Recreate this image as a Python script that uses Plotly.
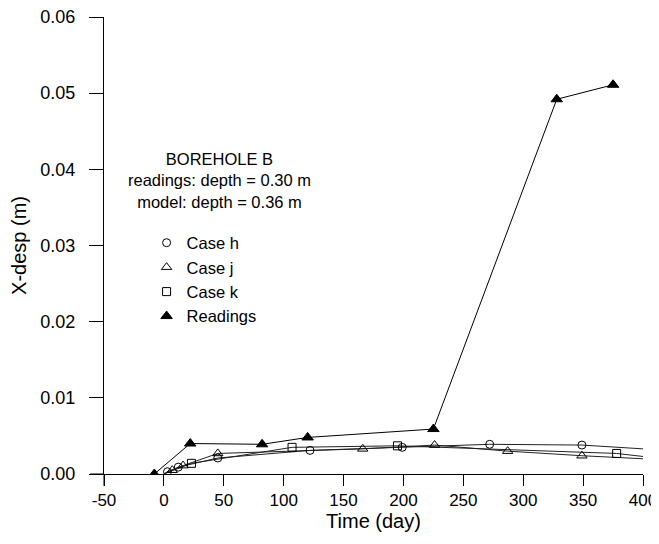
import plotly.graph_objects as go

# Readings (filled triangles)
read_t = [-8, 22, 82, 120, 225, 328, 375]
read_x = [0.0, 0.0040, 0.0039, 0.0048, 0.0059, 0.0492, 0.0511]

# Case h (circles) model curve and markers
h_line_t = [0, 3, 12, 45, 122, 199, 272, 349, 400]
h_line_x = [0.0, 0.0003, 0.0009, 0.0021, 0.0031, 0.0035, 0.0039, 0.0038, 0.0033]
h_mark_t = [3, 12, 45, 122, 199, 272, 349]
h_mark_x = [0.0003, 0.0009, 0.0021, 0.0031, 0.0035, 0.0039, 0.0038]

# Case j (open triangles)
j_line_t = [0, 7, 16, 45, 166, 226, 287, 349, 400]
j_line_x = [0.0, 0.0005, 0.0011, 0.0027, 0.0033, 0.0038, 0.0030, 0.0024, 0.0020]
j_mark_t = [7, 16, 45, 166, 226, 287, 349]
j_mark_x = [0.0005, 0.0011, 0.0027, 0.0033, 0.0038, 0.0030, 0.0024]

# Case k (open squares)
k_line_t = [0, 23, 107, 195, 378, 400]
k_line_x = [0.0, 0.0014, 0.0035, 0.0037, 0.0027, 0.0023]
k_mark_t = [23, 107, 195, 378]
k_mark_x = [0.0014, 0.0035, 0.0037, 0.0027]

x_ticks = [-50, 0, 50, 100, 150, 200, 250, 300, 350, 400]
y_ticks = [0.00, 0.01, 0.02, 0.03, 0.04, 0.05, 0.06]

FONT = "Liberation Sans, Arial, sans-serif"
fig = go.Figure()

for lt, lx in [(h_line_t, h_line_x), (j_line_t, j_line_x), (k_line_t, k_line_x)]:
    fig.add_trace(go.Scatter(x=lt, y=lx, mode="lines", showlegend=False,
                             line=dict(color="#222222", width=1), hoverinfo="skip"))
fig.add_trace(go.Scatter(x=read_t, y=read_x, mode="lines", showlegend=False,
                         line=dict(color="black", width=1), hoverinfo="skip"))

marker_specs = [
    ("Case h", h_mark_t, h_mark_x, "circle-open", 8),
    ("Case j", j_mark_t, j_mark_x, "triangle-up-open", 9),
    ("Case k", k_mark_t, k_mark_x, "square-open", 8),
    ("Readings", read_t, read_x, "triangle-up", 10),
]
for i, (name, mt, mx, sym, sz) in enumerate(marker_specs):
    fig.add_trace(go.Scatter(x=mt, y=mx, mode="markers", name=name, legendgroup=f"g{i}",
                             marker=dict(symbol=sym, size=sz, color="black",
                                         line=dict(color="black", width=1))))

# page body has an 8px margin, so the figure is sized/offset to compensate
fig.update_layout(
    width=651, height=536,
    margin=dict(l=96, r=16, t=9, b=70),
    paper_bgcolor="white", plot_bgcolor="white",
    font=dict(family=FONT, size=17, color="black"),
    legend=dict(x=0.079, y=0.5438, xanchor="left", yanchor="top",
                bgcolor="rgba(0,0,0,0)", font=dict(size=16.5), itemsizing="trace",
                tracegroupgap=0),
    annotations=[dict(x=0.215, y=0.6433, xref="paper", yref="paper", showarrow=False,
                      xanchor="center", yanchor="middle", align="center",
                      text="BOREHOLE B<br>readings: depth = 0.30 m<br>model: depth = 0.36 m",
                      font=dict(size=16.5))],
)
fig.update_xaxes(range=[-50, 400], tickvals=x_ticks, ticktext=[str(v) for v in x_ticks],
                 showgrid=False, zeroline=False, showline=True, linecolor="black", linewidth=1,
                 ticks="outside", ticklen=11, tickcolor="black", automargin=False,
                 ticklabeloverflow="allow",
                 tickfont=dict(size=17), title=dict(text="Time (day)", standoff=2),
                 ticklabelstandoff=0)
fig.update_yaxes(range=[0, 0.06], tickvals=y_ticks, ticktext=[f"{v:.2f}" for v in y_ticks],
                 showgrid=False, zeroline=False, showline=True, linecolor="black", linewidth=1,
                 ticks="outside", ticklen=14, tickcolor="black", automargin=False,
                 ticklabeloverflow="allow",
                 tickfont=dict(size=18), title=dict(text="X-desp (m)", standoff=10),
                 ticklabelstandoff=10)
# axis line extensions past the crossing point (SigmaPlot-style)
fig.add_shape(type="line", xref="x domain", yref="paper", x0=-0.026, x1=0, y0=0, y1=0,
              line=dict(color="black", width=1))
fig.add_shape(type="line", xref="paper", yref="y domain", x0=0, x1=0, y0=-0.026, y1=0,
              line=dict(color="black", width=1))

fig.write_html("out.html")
═══
Task brief: Your task is an exact transcription of all the data, minus the pictures.

Answer to the task:
Recreate this image as a Python script that uses Plotly.
import plotly.graph_objects as go

# Readings (filled triangles)
read_t = [-8, 22, 82, 120, 225, 328, 375]
read_x = [0.0, 0.0040, 0.0039, 0.0048, 0.0059, 0.0492, 0.0511]

# Case h (circles) model curve and markers
h_line_t = [0, 3, 12, 45, 122, 199, 272, 349, 400]
h_line_x = [0.0, 0.0003, 0.0009, 0.0021, 0.0031, 0.0035, 0.0039, 0.0038, 0.0033]
h_mark_t = [3, 12, 45, 122, 199, 272, 349]
h_mark_x = [0.0003, 0.0009, 0.0021, 0.0031, 0.0035, 0.0039, 0.0038]

# Case j (open triangles)
j_line_t = [0, 7, 16, 45, 166, 226, 287, 349, 400]
j_line_x = [0.0, 0.0005, 0.0011, 0.0027, 0.0033, 0.0038, 0.0030, 0.0024, 0.0020]
j_mark_t = [7, 16, 45, 166, 226, 287, 349]
j_mark_x = [0.0005, 0.0011, 0.0027, 0.0033, 0.0038, 0.0030, 0.0024]

# Case k (open squares)
k_line_t = [0, 23, 107, 195, 378, 400]
k_line_x = [0.0, 0.0014, 0.0035, 0.0037, 0.0027, 0.0023]
k_mark_t = [23, 107, 195, 378]
k_mark_x = [0.0014, 0.0035, 0.0037, 0.0027]

x_ticks = [-50, 0, 50, 100, 150, 200, 250, 300, 350, 400]
y_ticks = [0.00, 0.01, 0.02, 0.03, 0.04, 0.05, 0.06]

FONT = "Liberation Sans, Arial, sans-serif"
fig = go.Figure()

for lt, lx in [(h_line_t, h_line_x), (j_line_t, j_line_x), (k_line_t, k_line_x)]:
    fig.add_trace(go.Scatter(x=lt, y=lx, mode="lines", showlegend=False,
                             line=dict(color="#222222", width=1), hoverinfo="skip"))
fig.add_trace(go.Scatter(x=read_t, y=read_x, mode="lines", showlegend=False,
                         line=dict(color="black", width=1), hoverinfo="skip"))

marker_specs = [
    ("Case h", h_mark_t, h_mark_x, "circle-open", 8),
    ("Case j", j_mark_t, j_mark_x, "triangle-up-open", 9),
    ("Case k", k_mark_t, k_mark_x, "square-open", 8),
    ("Readings", read_t, read_x, "triangle-up", 10),
]
for i, (name, mt, mx, sym, sz) in enumerate(marker_specs):
    fig.add_trace(go.Scatter(x=mt, y=mx, mode="markers", name=name, legendgroup=f"g{i}",
                             marker=dict(symbol=sym, size=sz, color="black",
                                         line=dict(color="black", width=1))))

# page body has an 8px margin, so the figure is sized/offset to compensate
fig.update_layout(
    width=651, height=536,
    margin=dict(l=96, r=16, t=9, b=70),
    paper_bgcolor="white", plot_bgcolor="white",
    font=dict(family=FONT, size=17, color="black"),
    legend=dict(x=0.079, y=0.5438, xanchor="left", yanchor="top",
                bgcolor="rgba(0,0,0,0)", font=dict(size=16.5), itemsizing="trace",
                tracegroupgap=0),
    annotations=[dict(x=0.215, y=0.6433, xref="paper", yref="paper", showarrow=False,
                      xanchor="center", yanchor="middle", align="center",
                      text="BOREHOLE B<br>readings: depth = 0.30 m<br>model: depth = 0.36 m",
                      font=dict(size=16.5))],
)
fig.update_xaxes(range=[-50, 400], tickvals=x_ticks, ticktext=[str(v) for v in x_ticks],
                 showgrid=False, zeroline=False, showline=True, linecolor="black", linewidth=1,
                 ticks="outside", ticklen=11, tickcolor="black", automargin=False,
                 ticklabeloverflow="allow",
                 tickfont=dict(size=17), title=dict(text="Time (day)", standoff=2),
                 ticklabelstandoff=0)
fig.update_yaxes(range=[0, 0.06], tickvals=y_ticks, ticktext=[f"{v:.2f}" for v in y_ticks],
                 showgrid=False, zeroline=False, showline=True, linecolor="black", linewidth=1,
                 ticks="outside", ticklen=14, tickcolor="black", automargin=False,
                 ticklabeloverflow="allow",
                 tickfont=dict(size=18), title=dict(text="X-desp (m)", standoff=10),
                 ticklabelstandoff=10)
# axis line extensions past the crossing point (SigmaPlot-style)
fig.add_shape(type="line", xref="x domain", yref="paper", x0=-0.026, x1=0, y0=0, y1=0,
              line=dict(color="black", width=1))
fig.add_shape(type="line", xref="paper", yref="y domain", x0=0, x1=0, y0=-0.026, y1=0,
              line=dict(color="black", width=1))

fig.write_html("out.html")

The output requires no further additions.